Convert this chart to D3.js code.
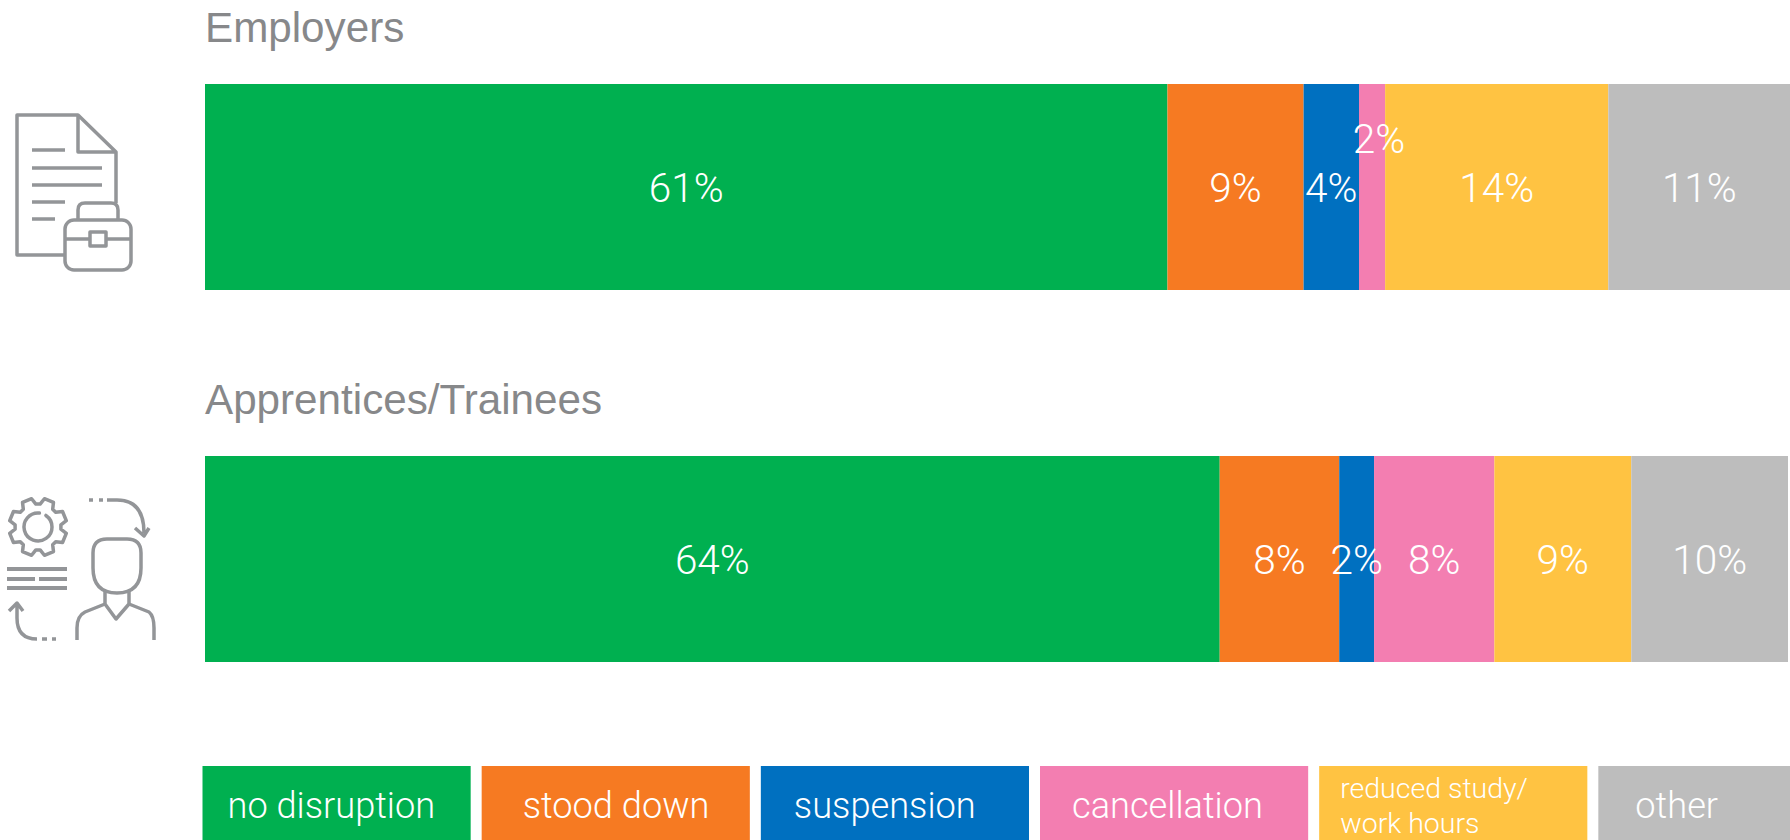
<!DOCTYPE html>
<html>
<head>
<meta charset="utf-8">
<script src="https://cdn.jsdelivr.net/npm/d3@7"></script>
<style>
  html, body { margin: 0; padding: 0; background: #fff; overflow: hidden; }
  svg { display: block; }
  text { font-family: "Liberation Sans", Arial, sans-serif; }
  text.light { font-family: Roboto, "Liberation Sans", sans-serif; font-weight: 300; }
  .icon path, .icon rect, .icon circle { fill: none; stroke: #939598; stroke-width: 3.5; stroke-linejoin: round; }
</style>
</head>
<body>
<div id="chart"></div>
<script>
// chart data
const categories = ["no disruption", "stood down", "suspension", "cancellation", "reduced study/ work hours", "other"];
const colors = ["#00b050", "#f67a22", "#0070c0", "#f37eb1", "#ffc342", "#bdbdbd"];
const groups = ["Employers", "Apprentices/Trainees"];
const employers = [60.8, 8.6, 3.5, 1.65, 14.1, 11.5];
const apprentices = [64.1, 7.55, 2.2, 7.6, 8.65, 9.9];
const employerLabels = ["61%", "9%", "4%", "2%", "14%", "11%"];
const apprenticeLabels = ["64%", "8%", "2%", "8%", "9%", "10%"];

const width = 1790, height = 840;

const svg = d3.select("#chart").append("svg")
  .attr("width", width)
  .attr("height", height);

const x = d3.scaleLinear().domain([0, 100]).range([205, 1788]);

// one row per group, y is the top of the bar
const barHeight = 206;
const y = d3.scalePoint().domain(groups).range([84, 456]);
const color = d3.scaleOrdinal().domain(categories).range(colors);

function drawBar(group, values, labels) {
  const g = svg.append("g");
  let sum = 0;
  const rows = values.map((v, i) => {
    const row = {cat: categories[i], start: sum, end: sum + v, label: labels[i]};
    sum += v;
    return row;
  });

  g.append("text")
    .attr("x", 205)
    .attr("y", y(group) - 42)
    .attr("font-size", 42.2)
    .attr("fill", "#87888a")
    .text(group);

  g.selectAll("rect").data(rows).enter().append("rect")
    .attr("x", d => x(d.start))
    .attr("y", y(group))
    .attr("width", d => x(d.end) - x(d.start))
    .attr("height", barHeight)
    .attr("fill", d => color(d.cat));

  g.selectAll(".val").data(rows).enter().append("text")
    .attr("class", "val light")
    .attr("text-anchor", "middle")
    .attr("font-size", 40.5)
    .attr("fill", "#fff")
    .attr("x", d => (x(d.start) + x(d.end)) / 2)
    .attr("y", y(group) + 118)
    // the small employers slice has its label pushed up and across
    .attr("transform", d => group === "Employers" && d.cat === "cancellation" ? "translate(7,-49)" : null)
    .text(d => d.label);
}

drawBar("Employers", employers, employerLabels);
drawBar("Apprentices/Trainees", apprentices, apprenticeLabels);

// legend boxes, last one runs off the page
const legendX = d3.scaleBand().domain(categories).range([202.5, 1866.5]).paddingInner(0.0394);
const legendPad = [25, 41, 33, 32, 21, 37];

const legend = svg.append("g");
legend.selectAll("rect").data(categories).enter().append("rect")
  .attr("x", d => legendX(d))
  .attr("y", 766)
  .attr("width", legendX.bandwidth())
  .attr("height", 74)
  .attr("fill", d => color(d));

categories.forEach((c, i) => {
  const tx = legendX(c) + legendPad[i];
  const line = (txt, yy, size) => legend.append("text").attr("class", "light")
    .attr("x", tx).attr("y", yy).attr("font-size", size).attr("fill", "#fff").text(txt);
  if (c.includes("/ ")) {
    const parts = c.split(" work");
    line(parts[0].trim(), 798, 28.5);
    line("work" + parts[1], 832.5, 28.5);
  } else {
    line(c, 818, 36.2);
  }
});

// icons
const icons = svg.append("g").attr("class", "icon");

// document + briefcase
icons.append("path").attr("d", "M66,255H17V115H78L116,152V203M78,115V152H116");
icons.append("path").attr("d", "M32,150H65M32,168H102M32,185H102M32,202H65M32,219H55");
icons.append("rect").attr("x", 65).attr("y", 220).attr("width", 66).attr("height", 50).attr("rx", 9);
icons.append("path").attr("d", "M78,220V210Q78,203 85,203H111Q118,203 118,210V220");
icons.append("path").attr("d", "M65,239H90M106,239H131");
icons.append("rect").attr("x", 90).attr("y", 232).attr("width", 16).attr("height", 14);

// gear
const gearPts = [];
for (let t = 0; t < 8; t++) {
  const a = t * Math.PI / 4 + Math.PI / 8;
  [[-0.30, 23], [-0.17, 29], [0.17, 29], [0.30, 23]].forEach(p => {
    gearPts.push([a + p[0], p[1]]);
  });
}
icons.append("path")
  .attr("transform", "translate(38,527)")
  .attr("d", d3.lineRadial().curve(d3.curveLinearClosed)(gearPts));
icons.append("path")
  .attr("transform", "translate(38,527)")
  .attr("d", d3.arc()({innerRadius: 14, outerRadius: 14, startAngle: 0.6, endAngle: Math.PI * 2 + 0.1}));

// text bars next to the gear
icons.append("path").style("stroke-width", 4)
  .attr("d", "M7,569H67M7,579H35M39,579H67M7,588H67");

// arrows
icons.append("path").attr("d", "M89,500H93M99,500H103M107,500H117Q144,500 144,533M135,528L144,536L149,528");
icons.append("path").attr("d", "M17,605V618Q17,639 37,639M9,611L17,603L23,611M42,639H47M52,639H56");

// person
icons.append("path").attr("d", "M107,539H127Q141,539 141,553V568Q141,593 117,593Q93,593 93,568V553Q93,539 107,539Z");
icons.append("path").attr("d", "M105,590V604L116,619L129,604V590");
icons.append("path").attr("d", "M105,604L85,612Q77,616 77,628V640M129,604L149,612Q154,616 154,628V640");
</script>
</body>
</html>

*****

=== Your objective ===
Starting at the top of the listing above, please restate word for word each line up to and including the one that holds "const width = 1790, height = 840;", omitting every image.

=== Exercise result ===
Convert this chart to D3.js code.
<!DOCTYPE html>
<html>
<head>
<meta charset="utf-8">
<script src="https://cdn.jsdelivr.net/npm/d3@7"></script>
<style>
  html, body { margin: 0; padding: 0; background: #fff; overflow: hidden; }
  svg { display: block; }
  text { font-family: "Liberation Sans", Arial, sans-serif; }
  text.light { font-family: Roboto, "Liberation Sans", sans-serif; font-weight: 300; }
  .icon path, .icon rect, .icon circle { fill: none; stroke: #939598; stroke-width: 3.5; stroke-linejoin: round; }
</style>
</head>
<body>
<div id="chart"></div>
<script>
// chart data
const categories = ["no disruption", "stood down", "suspension", "cancellation", "reduced study/ work hours", "other"];
const colors = ["#00b050", "#f67a22", "#0070c0", "#f37eb1", "#ffc342", "#bdbdbd"];
const groups = ["Employers", "Apprentices/Trainees"];
const employers = [60.8, 8.6, 3.5, 1.65, 14.1, 11.5];
const apprentices = [64.1, 7.55, 2.2, 7.6, 8.65, 9.9];
const employerLabels = ["61%", "9%", "4%", "2%", "14%", "11%"];
const apprenticeLabels = ["64%", "8%", "2%", "8%", "9%", "10%"];

const width = 1790, height = 840;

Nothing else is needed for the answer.